_Work instructions_
Quote word for word the lines below, beginning with the first and ending with the one that has "const INK = '#262626';". Drop the pictures.
==*==
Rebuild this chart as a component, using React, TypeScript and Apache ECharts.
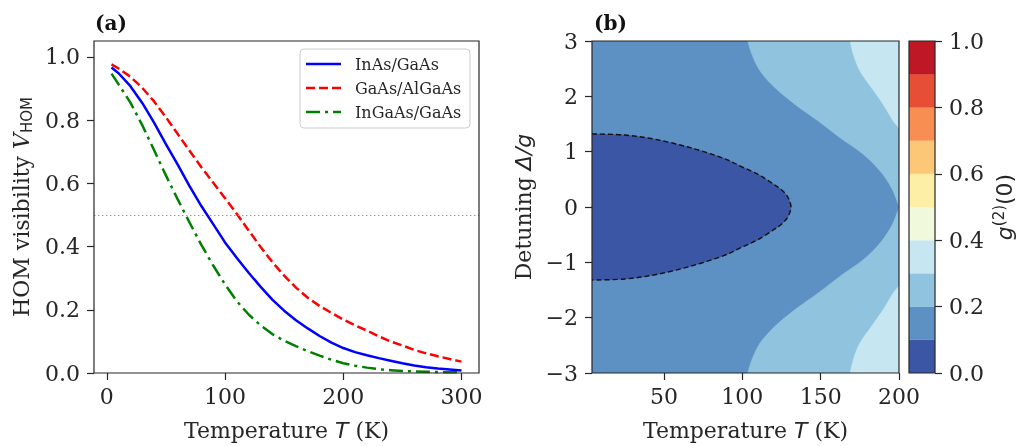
import { useEffect, useRef } from 'react';
import * as echarts from 'echarts';

const SERIF = 'DejaVu Serif';
const SANS = 'DejaVu Sans';
const INK = '#262626';

// ---- Panel (a): HOM visibility vs temperature ----
const temperatures = [4, 10, 20, 30, 40, 50, 60, 70, 80, 90, 100, 110, 120, 130, 140, 150, 160, 170, 180, 190, 200, 210, 220, 230, 240, 250, 260, 270, 280, 290, 300];
const inasGaas = [0.966, 0.948, 0.907, 0.854, 0.792, 0.724, 0.659, 0.591, 0.528, 0.471, 0.413, 0.364, 0.317, 0.273, 0.232, 0.197, 0.167, 0.141, 0.117, 0.096, 0.079, 0.066, 0.056, 0.047, 0.039, 0.031, 0.024, 0.018, 0.014, 0.011, 0.008];
const gaasAlgaas = [0.976, 0.963, 0.937, 0.902, 0.859, 0.809, 0.756, 0.703, 0.651, 0.602, 0.553, 0.503, 0.451, 0.399, 0.351, 0.308, 0.270, 0.238, 0.212, 0.190, 0.169, 0.151, 0.134, 0.116, 0.100, 0.087, 0.073, 0.062, 0.053, 0.044, 0.036];
const ingaasGaas = [0.947, 0.913, 0.855, 0.784, 0.705, 0.625, 0.549, 0.476, 0.405, 0.340, 0.280, 0.227, 0.185, 0.151, 0.123, 0.102, 0.085, 0.069, 0.055, 0.042, 0.031, 0.023, 0.017, 0.012, 0.009, 0.006, 0.005, 0.004, 0.003, 0.002, 0.002];
const seriesNames = ['InAs/GaAs', 'GaAs/AlGaAs', 'InGaAs/GaAs'];
const halfVisibility = 0.5;
const tempTicksA = [0, 100, 200, 300];
const visTicks = [0, 0.2, 0.4, 0.6, 0.8, 1.0];

// ---- Panel (b): g2(0) contour map (T, detuning) ----
const tempTicksB = [50, 100, 150, 200];
const levelEdges = [0, 0.1, 0.2, 0.3, 0.4, 0.5, 0.6, 0.7, 0.8, 0.9, 1.0];
const levelColors = ['#3b56a5', '#5d91c3', '#90c3dd', '#c6e6f1', '#f0f9dc', '#feefa7', '#fdc778', '#f88e52', '#e64f35', '#be1826'];
// upper halves of the contour lines (T [K], detuning); the map is symmetric in detuning
const contour01Upper = [[4, 1.32], [25, 1.30], [45, 1.22], [67, 1.07], [88, 0.88], [99, 0.735], [110, 0.59], [120, 0.41], [125, 0.31], [129, 0.18], [131, 0]];
const contour02Upper = [[103.4, 3], [106.2, 2.75], [111.5, 2.45], [121, 2.15], [133.8, 1.85], [148.6, 1.55], [162.4, 1.25], [177.3, 0.95], [187.9, 0.65], [195.3, 0.34], [199.6, 0.04], [200, 0]];
const contour03Upper = [[168.8, 3], [170.9, 2.75], [175, 2.46], [182.6, 2.15], [190, 1.85], [196.4, 1.55], [200, 1.43]];

const mirror = (pts: number[][]) => pts.map(([t, d]) => [t, -d]);

const regions = [
  { fill: levelColors[2], curve: contour02Upper, corners: [[200, 3]], dashed: false },
  { fill: levelColors[2], curve: mirror(contour02Upper), corners: [[200, -3]], dashed: false },
  { fill: levelColors[3], curve: contour03Upper, corners: [[200, 3]], dashed: false },
  { fill: levelColors[3], curve: mirror(contour03Upper), corners: [[200, -3]], dashed: false },
  { fill: levelColors[0], curve: [...contour01Upper, ...mirror(contour01Upper.slice(0, -1)).reverse()], corners: [], dashed: true },
];

// Catmull-Rom spline through pixel points -> SVG path commands
function splinePath(p: number[][]): string {
  let d = `M${p[0][0]},${p[0][1]}`;
  for (let i = 0; i < p.length - 1; i++) {
    const p0 = p[i - 1] || p[i];
    const p1 = p[i];
    const p2 = p[i + 1];
    const p3 = p[i + 2] || p2;
    const c1x = p1[0] + (p2[0] - p0[0]) / 6;
    const c1y = p1[1] + (p2[1] - p0[1]) / 6;
    const c2x = p2[0] - (p3[0] - p1[0]) / 6;
    const c2y = p2[1] - (p3[1] - p1[1]) / 6;
    d += ` C${c1x},${c1y} ${c2x},${c2y} ${p2[0]},${p2[1]}`;
  }
  return d;
}

const tickFont = { fontFamily: SERIF, fontSize: 22, color: INK };
const mathRich = {
  i: { fontFamily: SANS, fontStyle: 'italic', fontSize: 22, color: INK },
};

export default function App() {
  const ref = useRef<HTMLDivElement>(null);
  useEffect(() => {
    const chart = echarts.init(ref.current!, null, { renderer: 'svg' });
    const lineColors = ['#0000ff', '#ff0000', '#008000'];
    const lineTypes: any[] = ['solid', [9, 4], [14, 5, 3, 5]];
    const valuesList = [inasGaas, gaasAlgaas, ingaasGaas];

    const legendX = 300, legendY = 49;
    const legendGraphics: any[] = [
      {
        type: 'rect', z: 50,
        shape: { x: legendX, y: legendY, width: 170, height: 79, r: 4 },
        style: { fill: 'rgba(255,255,255,0.85)', stroke: '#cccccc', lineWidth: 1 },
      },
    ];
    seriesNames.forEach((name, i) => {
      const y = legendY + 15 + i * 24;
      legendGraphics.push({
        type: 'line', z: 51,
        shape: { x1: legendX + 6, y1: y, x2: legendX + 41, y2: y },
        style: { stroke: lineColors[i], lineWidth: 2.5, lineDash: lineTypes[i] === 'solid' ? null : lineTypes[i] },
      });
      legendGraphics.push({
        type: 'text', z: 51, x: legendX + 55, y,
        style: { text: name, font: `16px "${SERIF}"`, fontFamily: SERIF, fontSize: 16, fill: INK, verticalAlign: 'middle', align: 'left' },
      });
    });

    const baseX = {
      type: 'value',
      axisLine: { show: false, onZero: false },
      splitLine: { show: false },
    };

    const option: any = {
      animation: false,
      textStyle: { fontFamily: SERIF },
      grid: [
        { left: 94, top: 41, width: 385, height: 332 },
        { left: 592, top: 41, width: 307, height: 332, show: true, backgroundColor: levelColors[1], borderWidth: 0 },
        { left: 909, top: 41, width: 26, height: 332 },
      ],
      xAxis: [
        {
          ...baseX, gridIndex: 0, min: -10.8, max: 314.8,
          axisTick: { show: true, length: 7, customValues: tempTicksA, lineStyle: { color: INK, width: 1.2 } },
          axisLabel: { ...tickFont, margin: 12, customValues: tempTicksA, formatter: (v: number) => String(v) },
          name: 'Temperature {i|T} (K)', nameLocation: 'middle', nameGap: 46,
          nameTextStyle: { ...tickFont, rich: mathRich },
        },
        {
          ...baseX, gridIndex: 1, min: 4, max: 200,
          axisTick: { show: true, length: 7, customValues: tempTicksB, lineStyle: { color: INK, width: 1.2 } },
          axisLabel: { ...tickFont, margin: 12, customValues: tempTicksB, formatter: (v: number) => String(v) },
          name: 'Temperature {i|T} (K)', nameLocation: 'middle', nameGap: 46,
          nameTextStyle: { ...tickFont, rich: mathRich },
        },
        { ...baseX, gridIndex: 2, min: 0, max: 1, show: false },
      ],
      yAxis: [
        {
          ...baseX, gridIndex: 0, min: 0, max: 1.05,
          axisTick: { show: true, length: 7, customValues: visTicks, lineStyle: { color: INK, width: 1.2 } },
          axisLabel: { ...tickFont, margin: 14, customValues: visTicks, formatter: (v: number) => v.toFixed(1) },
          name: 'HOM visibility {v|V}{sub|HOM}', nameLocation: 'middle', nameGap: 60, nameRotate: 90,
          nameTextStyle: {
            ...tickFont,
            rich: {
              v: { fontFamily: SERIF, fontStyle: 'italic', fontSize: 22, color: INK },
              sub: { fontFamily: SANS, fontSize: 15, color: INK, padding: [10, 0, 0, 0] },
            },
          },
        },
        {
          ...baseX, gridIndex: 1, min: -3, max: 3, interval: 1,
          axisTick: { show: true, length: 7, lineStyle: { color: INK, width: 1.2 } },
          axisLabel: { ...tickFont, margin: 14, formatter: (v: number) => String(v).replace('-', '\u2212') },
          name: 'Detuning {i|Δ/g}', nameLocation: 'middle', nameGap: 58, nameRotate: 90,
          nameTextStyle: { ...tickFont, rich: mathRich },
        },
        {
          ...baseX, gridIndex: 2, min: 0, max: 1, interval: 0.2, position: 'right',
          axisTick: { show: true, length: 7, lineStyle: { color: INK, width: 1.2 } },
          axisLabel: { ...tickFont, margin: 14, formatter: (v: number) => v.toFixed(1) },
          name: '{g|g}{sup|(2)}{n|(0)}', nameLocation: 'middle', nameGap: 56, nameRotate: 90,
          nameTextStyle: {
            fontFamily: SANS, fontSize: 22, color: INK,
            rich: {
              g: { fontFamily: SANS, fontStyle: 'italic', fontSize: 22, color: INK },
              sup: { fontFamily: SANS, fontSize: 15, color: INK, padding: [0, 0, 11, 0] },
              n: { fontFamily: SANS, fontSize: 22, color: INK },
            },
          },
        },
      ],
      series: [
        ...valuesList.map((vals, i) => ({
          type: 'line', name: seriesNames[i], xAxisIndex: 0, yAxisIndex: 0,
          data: temperatures.map((t, k) => [t, vals[k]]),
          showSymbol: false, smooth: false,
          lineStyle: { color: lineColors[i], width: 2.5, type: lineTypes[i], join: 'round' },
          z: 3 + (2 - i),
          markLine: i === 0 ? {
            silent: true, symbol: 'none', label: { show: false },
            lineStyle: { color: '#999999', width: 1.2, type: [1.5, 2.5] },
            data: [{ yAxis: halfVisibility }],
          } : undefined,
        })),
        {
          type: 'custom', xAxisIndex: 1, yAxisIndex: 1, clip: true,
          data: regions.map((r) => r.curve[0]),
          renderItem: (params: any, api: any) => {
            const r = regions[params.dataIndex];
            const curve = r.curve.map((p) => api.coord(p));
            const corners = r.corners.map((p) => api.coord(p));
            const curveD = splinePath(curve);
            const fillD = curveD + corners.map((c) => ` L${c[0]},${c[1]}`).join('') + ' Z';
            const children: any[] = [
              { type: 'path', shape: { pathData: fillD }, style: { fill: r.fill, stroke: r.fill, lineWidth: 0.5 } },
            ];
            if (r.dashed) {
              children.push({
                type: 'path', shape: { pathData: curveD },
                style: { fill: null, stroke: '#111111', lineWidth: 1.4, lineDash: [5, 3] },
              });
            }
            return { type: 'group', children };
          },
        },
        {
          type: 'custom', xAxisIndex: 2, yAxisIndex: 2, clip: true,
          data: levelColors.map((_, i) => [0, levelEdges[i]]),
          renderItem: (params: any, api: any) => {
            const i = params.dataIndex;
            const p0 = api.coord([0, levelEdges[i]]);
            const p1 = api.coord([1, levelEdges[i + 1]]);
            return {
              type: 'rect',
              shape: { x: p0[0], y: p1[1], width: p1[0] - p0[0], height: p0[1] - p1[1] },
              style: { fill: levelColors[i], stroke: levelColors[i], lineWidth: 0.3 },
            };
          },
        },
      ],
      graphic: [
        ...[[94, 385], [592, 307], [909, 26]].map(([x, w]) => ({
          type: 'rect', z: 100,
          shape: { x, y: 41, width: w, height: 332 },
          style: { fill: 'none', stroke: INK, lineWidth: 1.2 },
        })),
        ...legendGraphics,
        {
          type: 'text', x: 95, y: 23, z: 100,
          style: { text: '(a)', fontFamily: SERIF, fontWeight: 'bold', fontSize: 20, fill: '#111', verticalAlign: 'middle' },
        },
        {
          type: 'text', x: 594, y: 23, z: 100,
          style: { text: '(b)', fontFamily: SERIF, fontWeight: 'bold', fontSize: 20, fill: '#111', verticalAlign: 'middle' },
        },
      ],
    };
    chart.setOption(option);
    return () => chart.dispose();
  }, []);
  return <div ref={ref} style={{ position: 'fixed', left: 0, top: 0, width: 1023, height: 446 }} />;
}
==*==
_Exercise solution_
Rebuild this chart as a component, using React, TypeScript and Apache ECharts.
import { useEffect, useRef } from 'react';
import * as echarts from 'echarts';

const SERIF = 'DejaVu Serif';
const SANS = 'DejaVu Sans';
const INK = '#262626';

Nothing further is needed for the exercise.